1 files changed, 120 insertions, 41 deletions
diff --git a/drivers/net/ethernet/intel/ice/ice_txrx.c b/drivers/net/ethernet/intel/ice/ice_txrx.c
index 3c83230434b6..5bf5c179a738 100644
--- a/drivers/net/ethernet/intel/ice/ice_txrx.c
+++ b/drivers/net/ethernet/intel/ice/ice_txrx.c
@@ -377,18 +377,28 @@ err:
  */
 static void ice_release_rx_desc(struct ice_ring *rx_ring, u32 val)
 {
+	u16 prev_ntu = rx_ring->next_to_use;
+
 	rx_ring->next_to_use = val;
 
 	/* update next to alloc since we have filled the ring */
 	rx_ring->next_to_alloc = val;
 
-	/* Force memory writes to complete before letting h/w
-	 * know there are new descriptors to fetch. (Only
-	 * applicable for weak-ordered memory model archs,
-	 * such as IA-64).
+	/* QRX_TAIL will be updated with any tail value, but hardware ignores
+	 * the lower 3 bits. This makes it so we only bump tail on meaningful
+	 * boundaries. Also, this allows us to bump tail on intervals of 8 up to
+	 * the budget depending on the current traffic load.
 	 */
-	wmb();
-	writel(val, rx_ring->tail);
+	val &= ~0x7;
+	if (prev_ntu != val) {
+		/* Force memory writes to complete before letting h/w
+		 * know there are new descriptors to fetch. (Only
+		 * applicable for weak-ordered memory model archs,
+		 * such as IA-64).
+		 */
+		wmb();
+		writel(val, rx_ring->tail);
+	}
 }
 
 /**
@@ -445,7 +455,13 @@ ice_alloc_mapped_page(struct ice_ring *rx_ring, struct ice_rx_buf *bi)
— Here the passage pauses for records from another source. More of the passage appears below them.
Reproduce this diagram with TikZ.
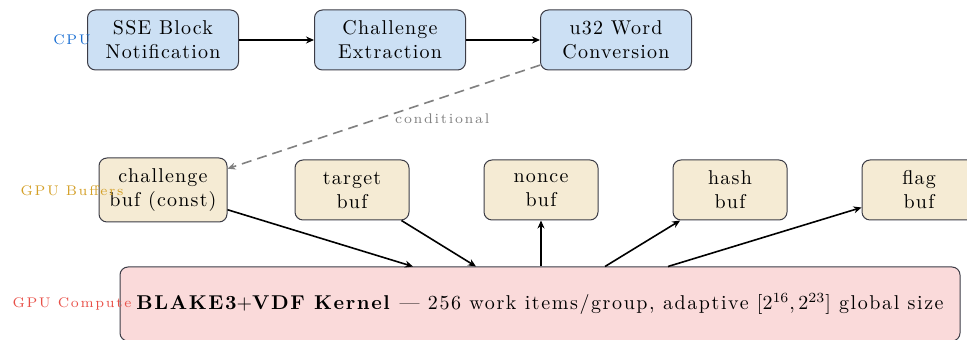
\documentclass[tikz,border=0pt]{standalone}
\usepackage{fontspec}
\usetikzlibrary{arrows.meta,calc}
% Latin Modern with slightly opened-up letter spacing
\setmainfont{lmroman10-regular.otf}[
  BoldFont=lmroman10-bold.otf,
  ItalicFont=lmroman10-italic.otf,
  BoldItalicFont=lmroman10-bolditalic.otf,
  LetterSpace=6]
\newfontfamily\lanefont{lmroman7-regular.otf}[LetterSpace=12]
\definecolor{cpufill}{RGB}{204,224,244}
\definecolor{buffill}{RGB}{245,235,212}
\definecolor{kerfill}{RGB}{250,218,218}
\definecolor{boxline}{RGB}{60,60,70}
\definecolor{cpucol}{RGB}{25,110,210}
\definecolor{bufcol}{RGB}{212,160,40}
\definecolor{kercol}{RGB}{232,80,72}
\tikzset{
  box/.style={draw=boxline, line width=0.5pt, rounded corners=4pt, align=center, inner sep=2pt},
  cpubox/.style={box, fill=cpufill, minimum width=75.5pt, minimum height=30pt},
  bufbox/.style={box, fill=buffill, minimum width=57pt, minimum height=30pt},
  kerbox/.style={box, fill=kerfill, minimum width=420pt, minimum height=37pt, font=\addfontfeatures{LetterSpace=8}},
  flow/.style={-{Stealth[length=4pt,width=3.5pt]}, line width=0.8pt, black},
  cond/.style={-{Stealth[length=4pt,width=3.5pt]}, line width=0.8pt, dash pattern=on 5pt off 3pt, gray},
  lane/.style={font=\lanefont\scriptsize},
}
\begin{document}
\begin{tikzpicture}[x=0.5pt,y=-0.5pt]
  \useasboundingbox (0,0) rectangle (967,340);
  % CPU stage
  \node[cpubox] (sse) at (163,40) {SSE Block\\Notification};
  \node[cpubox] (ext) at (390,40) {Challenge\\Extraction};
  \node[cpubox] (u32) at (616,40) {u32 Word\\Conversion};
  % GPU buffers
  \node[bufbox, minimum width=64pt, minimum height=32pt] (chal) at (163,190) {challenge\\buf (const)};
  \node[bufbox] (tgt) at (352,190) {target\\buf};
  \node[bufbox] (non) at (541,190) {nonce\\buf};
  \node[bufbox] (hsh) at (730,190) {hash\\buf};
  \node[bufbox] (flg) at (919,190) {flag\\buf};
  % GPU kernel
  \node[kerbox] (ker) at (540,304) {\textbf{BLAKE3$+$VDF Kernel} --- 256 work items/group, adaptive $[2^{16},2^{23}]$ global size};
  \coordinate (k1) at ($(ker.north)+(-127,0)$);
  \coordinate (k2) at ($(ker.north)+(-64,0)$);
  \coordinate (k3) at ($(ker.north)+(1,0)$);
  \coordinate (k4) at ($(ker.north)+(65,0)$);
  \coordinate (k5) at ($(ker.north)+(128,0)$);
  % lane labels
  \node[lane, text=cpucol] (lcpu) at (72,40) {CPU};
  \node[lane, text=bufcol] (lbuf) at (72,191) {GPU Buffers};
  \node[lane, text=kercol] (lker) at (72,304) {GPU Compute};
  % connectors
  \draw[flow] (sse) -- (ext);
  \draw[flow] (ext) -- (u32);
  \draw[cond] (u32) -- node[midway, right, font=\lanefont\scriptsize, text=gray, yshift=-1pt, xshift=2pt] {conditional} (chal);
  \draw[flow] (chal) -- (k1);
  \draw[flow] (tgt) -- (k2);
  \draw[flow] (k3) -- (non);
  \draw[flow] (k4) -- (hsh);
  \draw[flow] (k5) -- (flg);
\end{tikzpicture}
\end{document}
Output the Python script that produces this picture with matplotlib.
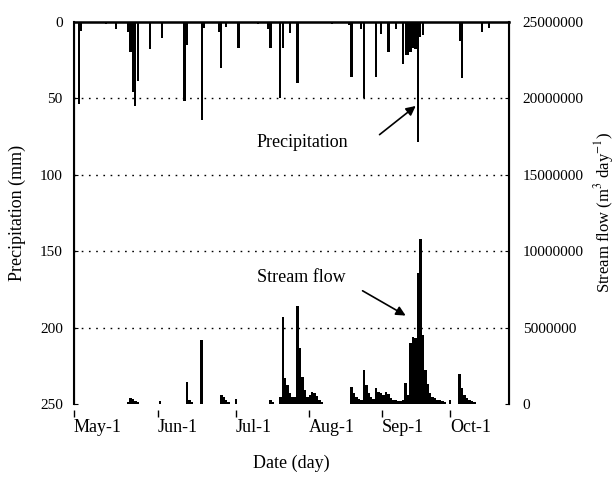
import numpy as np
import matplotlib
matplotlib.use('Agg')
import matplotlib.pyplot as plt

plt.rcParams['font.family'] = ['Liberation Serif', 'DejaVu Serif']
plt.rcParams['mathtext.fontset'] = 'stix'

# days counted from May-1
precip_day = [2, 3, 10, 13, 17, 22, 23, 24, 25, 26, 31, 36, 40, 45, 46, 52, 53, 55,
              59, 60, 62, 67, 70, 75, 79, 80, 84, 85, 88, 91, 100, 105, 110, 112,
              113, 117, 118, 123, 125, 128, 131, 134, 135, 136, 137, 138, 139, 140,
              141, 142, 145, 150, 157, 158, 166, 169]
precip_mm = [54, 6, 1, 1.5, 5, 7, 20, 46, 55, 39, 18, 11, 1, 52, 15, 64, 4, 1,
             7, 30, 3.5, 17, 1, 1.5, 5, 17, 50, 17, 7.5, 40, 1, 1.5, 1, 2,
             36, 5, 50, 36, 8, 20, 5, 28, 22, 22, 20, 17, 18, 79,
             10, 9, 1, 1, 13, 37, 7, 4]

flow_day = [22, 23, 24, 25, 26, 35, 46, 47, 48, 52, 60, 61, 62, 63, 66, 80, 81,
            84, 85, 86, 87, 88, 89, 90, 91, 92, 93, 94, 95, 96, 97, 98, 99, 100, 101,
            113, 114, 115, 116, 117, 118, 119, 120, 121, 122, 123, 124, 125, 126,
            127, 128, 129, 130, 131, 132, 133, 134, 135, 136, 137, 138, 139, 140,
            141, 142, 143, 144, 145, 146, 147, 148, 149, 150, 151, 153,
            157, 158, 159, 160, 161, 162, 163]
flow_m3 = [0.15e6, 0.4e6, 0.33e6, 0.2e6, 0.13e6, 0.2e6, 1.44e6, 0.26e6, 0.15e6, 4.2e6,
           0.6e6, 0.45e6, 0.3e6, 0.15e6, 0.33e6, 0.26e6, 0.13e6,
           0.46e6, 5.7e6, 1.7e6, 1.24e6, 0.72e6, 0.46e6, 0.5e6, 6.4e6, 3.7e6, 1.76e6,
           0.9e6, 0.5e6, 0.6e6, 0.8e6, 0.75e6, 0.55e6, 0.3e6, 0.15e6,
           1.1e6, 0.72e6, 0.46e6, 0.35e6, 0.3e6, 2.2e6, 1.24e6, 0.72e6, 0.46e6, 0.35e6,
           1.04e6, 0.8e6, 0.72e6, 0.6e6, 0.78e6, 0.65e6, 0.4e6, 0.26e6, 0.3e6, 0.2e6,
           0.2e6, 0.25e6, 1.37e6, 0.6e6, 4.0e6, 4.4e6, 4.3e6, 8.6e6,
           10.8e6, 4.5e6, 2.2e6, 1.3e6, 0.72e6, 0.46e6, 0.4e6, 0.3e6, 0.26e6, 0.2e6,
           0.15e6, 0.26e6,
           2.0e6, 1.04e6, 0.6e6, 0.4e6, 0.3e6, 0.2e6, 0.13e6]

month_pos = [0, 34.2, 65.9, 95.6, 125.4, 153.0]
month_labels = ['May-1', 'Jun-1', 'Jul-1', 'Aug-1', 'Sep-1', 'Oct-1']

fig = plt.figure(figsize=(6.16, 4.8), dpi=100)
ax = fig.add_axes([0.120, 0.158, 0.706, 0.797])

# precipitation hangs from the top
ax.bar(precip_day, precip_mm, width=0.9, color='black')
ax.set_ylim(250, 0)
ax.set_xlim(0, 177)
ax.set_yticks([0, 50, 100, 150, 200, 250])
for v in [50, 100, 150, 200]:
    ax.axhline(v, color='black', lw=1, linestyle=(0, (1.2, 4)), zorder=0)
ax.set_ylabel('Precipitation (mm)', fontsize=13, labelpad=10)
ax.set_xlabel('Date (day)', fontsize=13, labelpad=13)
ax.spines['bottom'].set_position(('outward', 4))
ax.spines['bottom'].set_visible(False)
ax.tick_params(axis='x', direction='out', length=5, width=1, pad=2, labelsize=13)
ax.tick_params(axis='y', direction='in', length=3, labelsize=11, pad=8)
ax.spines['top'].set_linewidth(1.8)
ax.spines['left'].set_linewidth(1.5)

# stream flow grows from the bottom
ax2 = ax.twinx()
ax2.bar(flow_day, flow_m3, width=1.0, color='black')
ax2.set_ylim(0, 25000000)
ax2.set_yticks([0, 5000000, 10000000, 15000000, 20000000, 25000000])
ax2.set_yticklabels(['0', '5000000', '10000000', '15000000', '20000000', '25000000'])
ax2.tick_params(axis='y', direction='in', length=3, labelsize=11, pad=10)
ax2.spines['bottom'].set_visible(False)
ax2.spines['right'].set_linewidth(1.5)
ax2.set_ylabel('Stream flow (m$^3$ day$^{-1}$)', fontsize=12, labelpad=6)

ax.set_xticks(month_pos)
ax.set_xticklabels(month_labels)
for lbl in ax.get_xticklabels():
    lbl.set_horizontalalignment('left')

ax.annotate('', xy=(140, 54), xytext=(123.5, 75),
            arrowprops=dict(arrowstyle='-|>', color='black', lw=1.2, mutation_scale=14))
ax.text(74.5, 79, 'Precipitation', fontsize=13, va='center', ha='left')
ax.annotate('', xy=(136, 193), xytext=(116.5, 175),
            arrowprops=dict(arrowstyle='-|>', color='black', lw=1.2, mutation_scale=14))
ax.text(74.5, 167, 'Stream flow', fontsize=13, va='center', ha='left')

fig.savefig('out.png', dpi=100)
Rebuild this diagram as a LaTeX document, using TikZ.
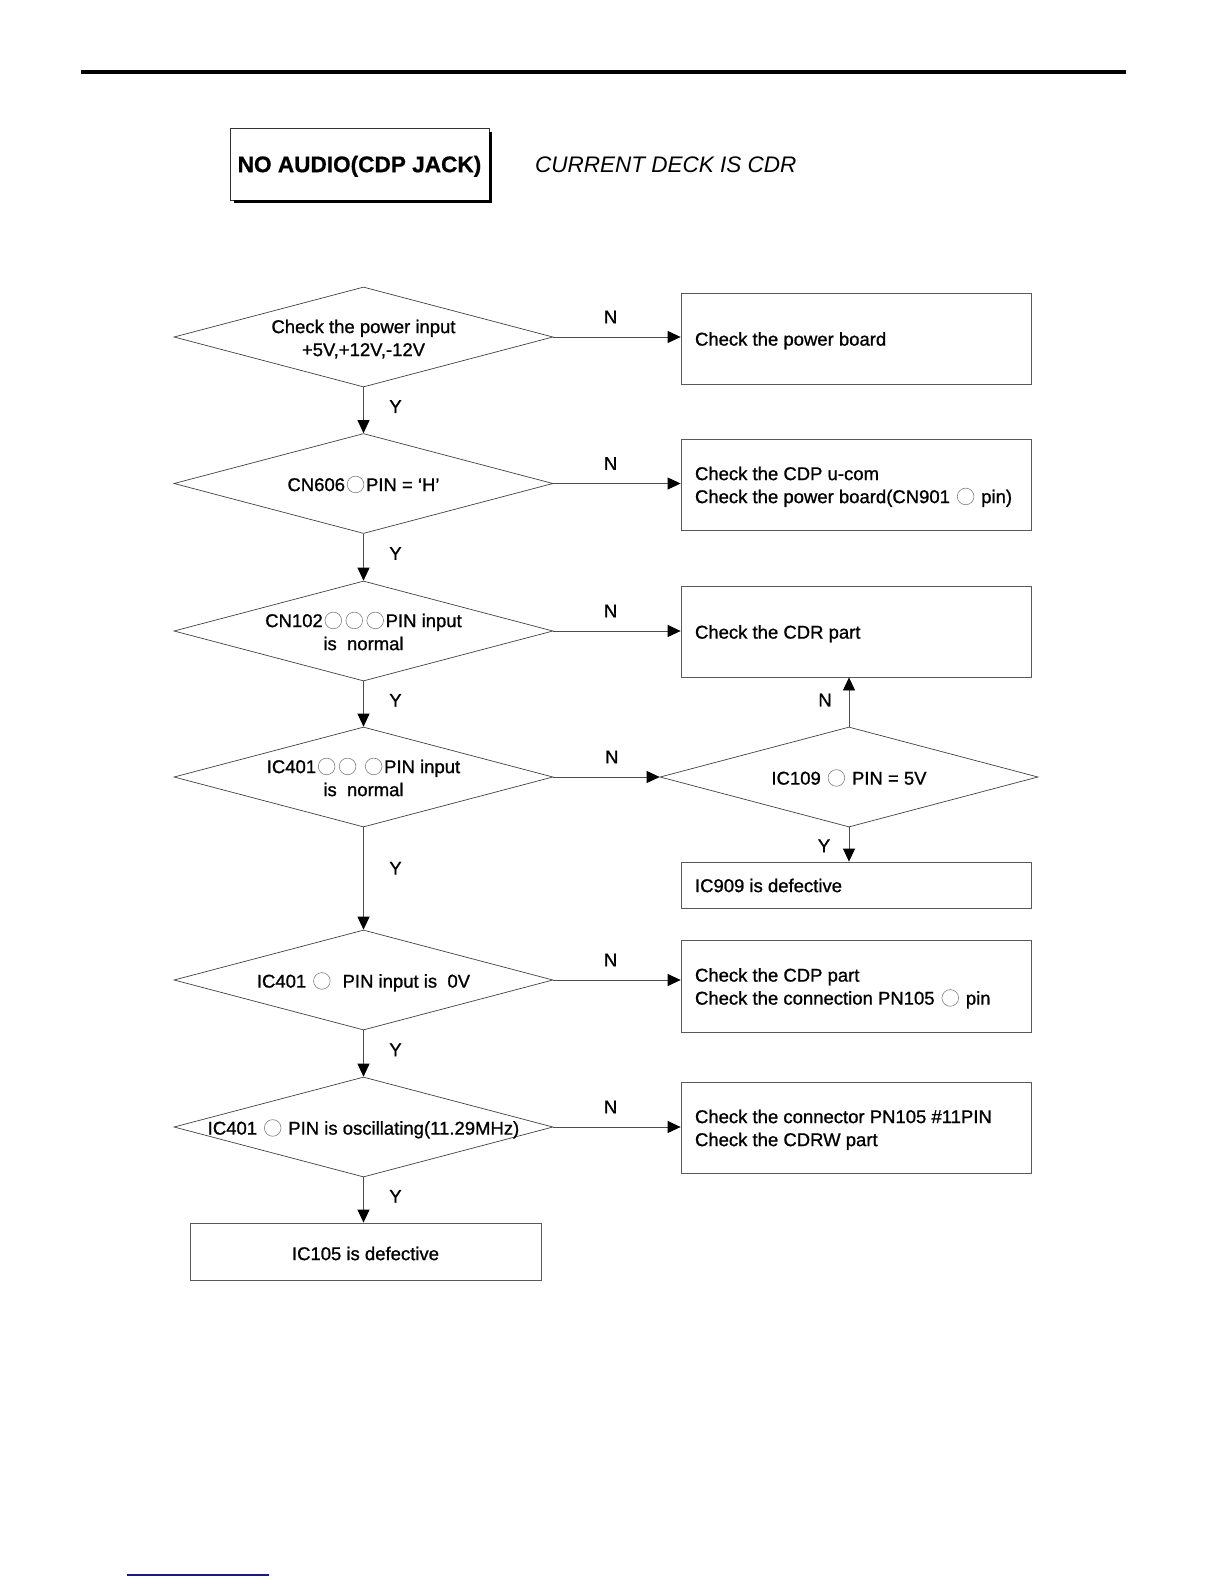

  * @rx_ring: ring to place buffers on
  * @cleaned_count: number of buffers to replace
  *
- * Returns false if all allocations were successful, true if any fail
+ * Returns false if all allocations were successful, true if any fail. Returning
+ * true signals to the caller that we didn't replace cleaned_count buffers and
+ * there is more work to do.
+ *
+ * First, try to clean "cleaned_count" Rx buffers. Then refill the cleaned Rx
+ * buffers. Then bump tail at most one time. Grouping like this lets us avoid
+ * multiple tail writes per call.
  */
 bool ice_alloc_rx_bufs(struct ice_ring *rx_ring, u16 cleaned_count)
 {
@@ -462,8 +478,9 @@ bool ice_alloc_rx_bufs(struct ice_ring *rx_ring, u16 cleaned_count)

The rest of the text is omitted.